**Problem**
Leave out the images and repeat the listing below without a single change.

— Start of Source material —

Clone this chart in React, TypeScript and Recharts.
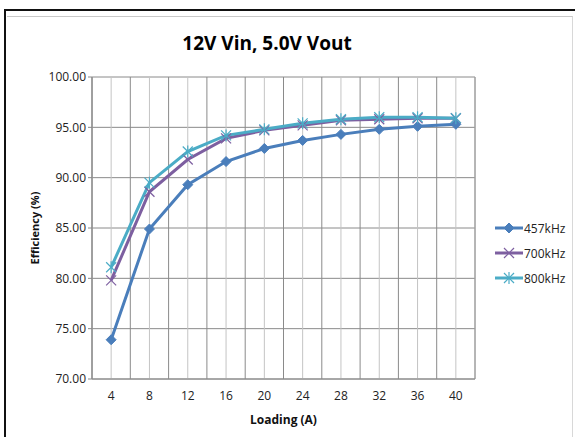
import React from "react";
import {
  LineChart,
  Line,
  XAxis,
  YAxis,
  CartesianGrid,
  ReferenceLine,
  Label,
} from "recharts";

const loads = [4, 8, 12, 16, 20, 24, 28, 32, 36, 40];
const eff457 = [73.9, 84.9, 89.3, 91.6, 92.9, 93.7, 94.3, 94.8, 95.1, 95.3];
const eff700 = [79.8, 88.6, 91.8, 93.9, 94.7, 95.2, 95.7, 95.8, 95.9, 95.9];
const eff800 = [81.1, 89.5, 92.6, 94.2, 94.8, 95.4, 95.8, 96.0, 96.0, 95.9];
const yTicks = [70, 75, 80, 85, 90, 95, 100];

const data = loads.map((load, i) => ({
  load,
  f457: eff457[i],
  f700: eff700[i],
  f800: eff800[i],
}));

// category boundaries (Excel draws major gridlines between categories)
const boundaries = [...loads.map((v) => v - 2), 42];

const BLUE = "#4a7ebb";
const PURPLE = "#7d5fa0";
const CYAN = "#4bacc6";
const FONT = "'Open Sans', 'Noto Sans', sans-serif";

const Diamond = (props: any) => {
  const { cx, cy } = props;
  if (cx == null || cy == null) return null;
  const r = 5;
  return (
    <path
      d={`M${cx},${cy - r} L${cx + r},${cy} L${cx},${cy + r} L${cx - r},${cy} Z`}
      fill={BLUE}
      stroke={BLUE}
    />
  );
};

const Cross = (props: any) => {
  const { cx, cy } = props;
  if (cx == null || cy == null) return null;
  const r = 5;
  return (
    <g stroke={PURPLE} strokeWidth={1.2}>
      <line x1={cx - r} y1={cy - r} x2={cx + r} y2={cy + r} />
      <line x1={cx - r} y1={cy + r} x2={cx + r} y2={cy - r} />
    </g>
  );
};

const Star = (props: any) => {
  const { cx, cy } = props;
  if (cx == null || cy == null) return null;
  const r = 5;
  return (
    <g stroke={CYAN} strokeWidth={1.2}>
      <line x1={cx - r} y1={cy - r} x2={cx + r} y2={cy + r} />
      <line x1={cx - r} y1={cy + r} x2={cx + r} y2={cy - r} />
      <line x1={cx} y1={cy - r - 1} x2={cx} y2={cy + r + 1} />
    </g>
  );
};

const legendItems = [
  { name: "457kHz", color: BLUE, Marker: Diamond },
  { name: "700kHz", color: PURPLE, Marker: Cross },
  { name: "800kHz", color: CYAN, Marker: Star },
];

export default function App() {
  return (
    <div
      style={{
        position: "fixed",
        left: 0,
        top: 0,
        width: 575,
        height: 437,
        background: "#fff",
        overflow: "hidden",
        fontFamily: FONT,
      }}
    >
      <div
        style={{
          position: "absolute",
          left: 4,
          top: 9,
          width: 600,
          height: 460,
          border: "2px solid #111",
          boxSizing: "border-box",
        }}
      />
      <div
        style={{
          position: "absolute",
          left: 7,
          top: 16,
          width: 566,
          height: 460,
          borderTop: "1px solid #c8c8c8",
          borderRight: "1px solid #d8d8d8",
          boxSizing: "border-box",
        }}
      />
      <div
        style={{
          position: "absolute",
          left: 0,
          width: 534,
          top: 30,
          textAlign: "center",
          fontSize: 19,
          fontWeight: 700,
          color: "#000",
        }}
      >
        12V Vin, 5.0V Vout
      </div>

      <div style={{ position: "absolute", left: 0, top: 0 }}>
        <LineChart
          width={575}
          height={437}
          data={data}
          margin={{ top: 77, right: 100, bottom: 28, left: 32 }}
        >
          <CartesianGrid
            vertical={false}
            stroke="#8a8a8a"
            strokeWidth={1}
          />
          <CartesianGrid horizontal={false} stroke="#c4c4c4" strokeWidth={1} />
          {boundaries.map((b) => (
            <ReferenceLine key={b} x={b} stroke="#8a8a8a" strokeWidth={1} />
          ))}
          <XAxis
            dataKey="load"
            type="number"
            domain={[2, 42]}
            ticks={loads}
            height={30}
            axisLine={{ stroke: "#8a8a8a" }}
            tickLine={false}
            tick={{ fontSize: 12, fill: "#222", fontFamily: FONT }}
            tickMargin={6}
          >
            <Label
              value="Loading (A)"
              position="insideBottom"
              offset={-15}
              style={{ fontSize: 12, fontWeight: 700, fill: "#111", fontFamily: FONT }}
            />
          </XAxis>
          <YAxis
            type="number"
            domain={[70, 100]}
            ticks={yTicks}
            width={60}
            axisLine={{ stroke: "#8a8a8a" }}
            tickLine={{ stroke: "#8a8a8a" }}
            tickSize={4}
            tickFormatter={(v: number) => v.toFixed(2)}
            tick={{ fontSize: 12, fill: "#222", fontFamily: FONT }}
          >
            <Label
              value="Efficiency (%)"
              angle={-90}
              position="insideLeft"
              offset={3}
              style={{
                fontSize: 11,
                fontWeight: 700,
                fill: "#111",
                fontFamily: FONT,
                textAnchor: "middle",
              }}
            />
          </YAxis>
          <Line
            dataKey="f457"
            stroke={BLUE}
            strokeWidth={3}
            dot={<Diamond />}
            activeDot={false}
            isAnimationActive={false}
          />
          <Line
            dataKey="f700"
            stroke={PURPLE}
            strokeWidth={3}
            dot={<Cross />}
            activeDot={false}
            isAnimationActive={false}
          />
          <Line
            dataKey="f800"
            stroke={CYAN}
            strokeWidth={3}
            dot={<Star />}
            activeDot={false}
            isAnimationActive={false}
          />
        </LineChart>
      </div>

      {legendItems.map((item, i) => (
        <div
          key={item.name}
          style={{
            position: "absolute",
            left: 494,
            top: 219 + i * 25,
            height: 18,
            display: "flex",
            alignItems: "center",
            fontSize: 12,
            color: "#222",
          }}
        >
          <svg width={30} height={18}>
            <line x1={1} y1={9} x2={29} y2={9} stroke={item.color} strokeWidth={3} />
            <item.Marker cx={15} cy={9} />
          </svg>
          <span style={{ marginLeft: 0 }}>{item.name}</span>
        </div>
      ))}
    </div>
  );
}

— End of Source material —

**Output of the task**
Clone this chart in React, TypeScript and Recharts.
import React from "react";
import {
  LineChart,
  Line,
  XAxis,
  YAxis,
  CartesianGrid,
  ReferenceLine,
  Label,
} from "recharts";

const loads = [4, 8, 12, 16, 20, 24, 28, 32, 36, 40];
const eff457 = [73.9, 84.9, 89.3, 91.6, 92.9, 93.7, 94.3, 94.8, 95.1, 95.3];
const eff700 = [79.8, 88.6, 91.8, 93.9, 94.7, 95.2, 95.7, 95.8, 95.9, 95.9];
const eff800 = [81.1, 89.5, 92.6, 94.2, 94.8, 95.4, 95.8, 96.0, 96.0, 95.9];
const yTicks = [70, 75, 80, 85, 90, 95, 100];

const data = loads.map((load, i) => ({
  load,
  f457: eff457[i],
  f700: eff700[i],
  f800: eff800[i],
}));

// category boundaries (Excel draws major gridlines between categories)
const boundaries = [...loads.map((v) => v - 2), 42];

const BLUE = "#4a7ebb";
const PURPLE = "#7d5fa0";
const CYAN = "#4bacc6";
const FONT = "'Open Sans', 'Noto Sans', sans-serif";

const Diamond = (props: any) => {
  const { cx, cy } = props;
  if (cx == null || cy == null) return null;
  const r = 5;
  return (
    <path
      d={`M${cx},${cy - r} L${cx + r},${cy} L${cx},${cy + r} L${cx - r},${cy} Z`}
      fill={BLUE}
      stroke={BLUE}
    />
  );
};

const Cross = (props: any) => {
  const { cx, cy } = props;
  if (cx == null || cy == null) return null;
  const r = 5;
  return (
    <g stroke={PURPLE} strokeWidth={1.2}>
      <line x1={cx - r} y1={cy - r} x2={cx + r} y2={cy + r} />
      <line x1={cx - r} y1={cy + r} x2={cx + r} y2={cy - r} />
    </g>
  );
};

const Star = (props: any) => {
  const { cx, cy } = props;
  if (cx == null || cy == null) return null;
  const r = 5;
  return (
    <g stroke={CYAN} strokeWidth={1.2}>
      <line x1={cx - r} y1={cy - r} x2={cx + r} y2={cy + r} />
      <line x1={cx - r} y1={cy + r} x2={cx + r} y2={cy - r} />
      <line x1={cx} y1={cy - r - 1} x2={cx} y2={cy + r + 1} />
    </g>
  );
};

const legendItems = [
  { name: "457kHz", color: BLUE, Marker: Diamond },
  { name: "700kHz", color: PURPLE, Marker: Cross },
  { name: "800kHz", color: CYAN, Marker: Star },
];

export default function App() {
  return (
    <div
      style={{
        position: "fixed",
        left: 0,
        top: 0,
        width: 575,
        height: 437,
        background: "#fff",
        overflow: "hidden",
        fontFamily: FONT,
      }}
    >
      <div
        style={{
          position: "absolute",
          left: 4,
          top: 9,
          width: 600,
          height: 460,
          border: "2px solid #111",
          boxSizing: "border-box",
        }}
      />
      <div
        style={{
          position: "absolute",
          left: 7,
          top: 16,
          width: 566,
          height: 460,
          borderTop: "1px solid #c8c8c8",
          borderRight: "1px solid #d8d8d8",
          boxSizing: "border-box",
        }}
      />
      <div
        style={{
          position: "absolute",
          left: 0,
          width: 534,
          top: 30,
          textAlign: "center",
          fontSize: 19,
          fontWeight: 700,
          color: "#000",
        }}
      >
        12V Vin, 5.0V Vout
      </div>

      <div style={{ position: "absolute", left: 0, top: 0 }}>
        <LineChart
          width={575}
          height={437}
          data={data}
          margin={{ top: 77, right: 100, bottom: 28, left: 32 }}
        >
          <CartesianGrid
            vertical={false}
            stroke="#8a8a8a"
            strokeWidth={1}
          />
          <CartesianGrid horizontal={false} stroke="#c4c4c4" strokeWidth={1} />
          {boundaries.map((b) => (
            <ReferenceLine key={b} x={b} stroke="#8a8a8a" strokeWidth={1} />
          ))}
          <XAxis
            dataKey="load"
            type="number"
            domain={[2, 42]}
            ticks={loads}
            height={30}
            axisLine={{ stroke: "#8a8a8a" }}
            tickLine={false}
            tick={{ fontSize: 12, fill: "#222", fontFamily: FONT }}
            tickMargin={6}
          >
            <Label
              value="Loading (A)"
              position="insideBottom"
              offset={-15}
              style={{ fontSize: 12, fontWeight: 700, fill: "#111", fontFamily: FONT }}
            />
          </XAxis>
          <YAxis
            type="number"
            domain={[70, 100]}
            ticks={yTicks}
            width={60}
            axisLine={{ stroke: "#8a8a8a" }}
            tickLine={{ stroke: "#8a8a8a" }}
            tickSize={4}
            tickFormatter={(v: number) => v.toFixed(2)}
            tick={{ fontSize: 12, fill: "#222", fontFamily: FONT }}
          >
            <Label
              value="Efficiency (%)"
              angle={-90}
              position="insideLeft"
              offset={3}
              style={{
                fontSize: 11,
                fontWeight: 700,
                fill: "#111",
                fontFamily: FONT,
                textAnchor: "middle",
              }}
            />
          </YAxis>
          <Line
            dataKey="f457"
            stroke={BLUE}
            strokeWidth={3}
            dot={<Diamond />}
            activeDot={false}
            isAnimationActive={false}
          />
          <Line
            dataKey="f700"
            stroke={PURPLE}
            strokeWidth={3}
            dot={<Cross />}
            activeDot={false}
            isAnimationActive={false}
          />
          <Line
            dataKey="f800"
            stroke={CYAN}
            strokeWidth={3}
            dot={<Star />}
            activeDot={false}
            isAnimationActive={false}
          />
        </LineChart>
      </div>

      {legendItems.map((item, i) => (
        <div
          key={item.name}
          style={{
            position: "absolute",
            left: 494,
            top: 219 + i * 25,
            height: 18,
            display: "flex",
            alignItems: "center",
            fontSize: 12,
            color: "#222",
          }}
        >
          <svg width={30} height={18}>
            <line x1={1} y1={9} x2={29} y2={9} stroke={item.color} strokeWidth={3} />
            <item.Marker cx={15} cy={9} />
          </svg>
          <span style={{ marginLeft: 0 }}>{item.name}</span>
        </div>
      ))}
    </div>
  );
}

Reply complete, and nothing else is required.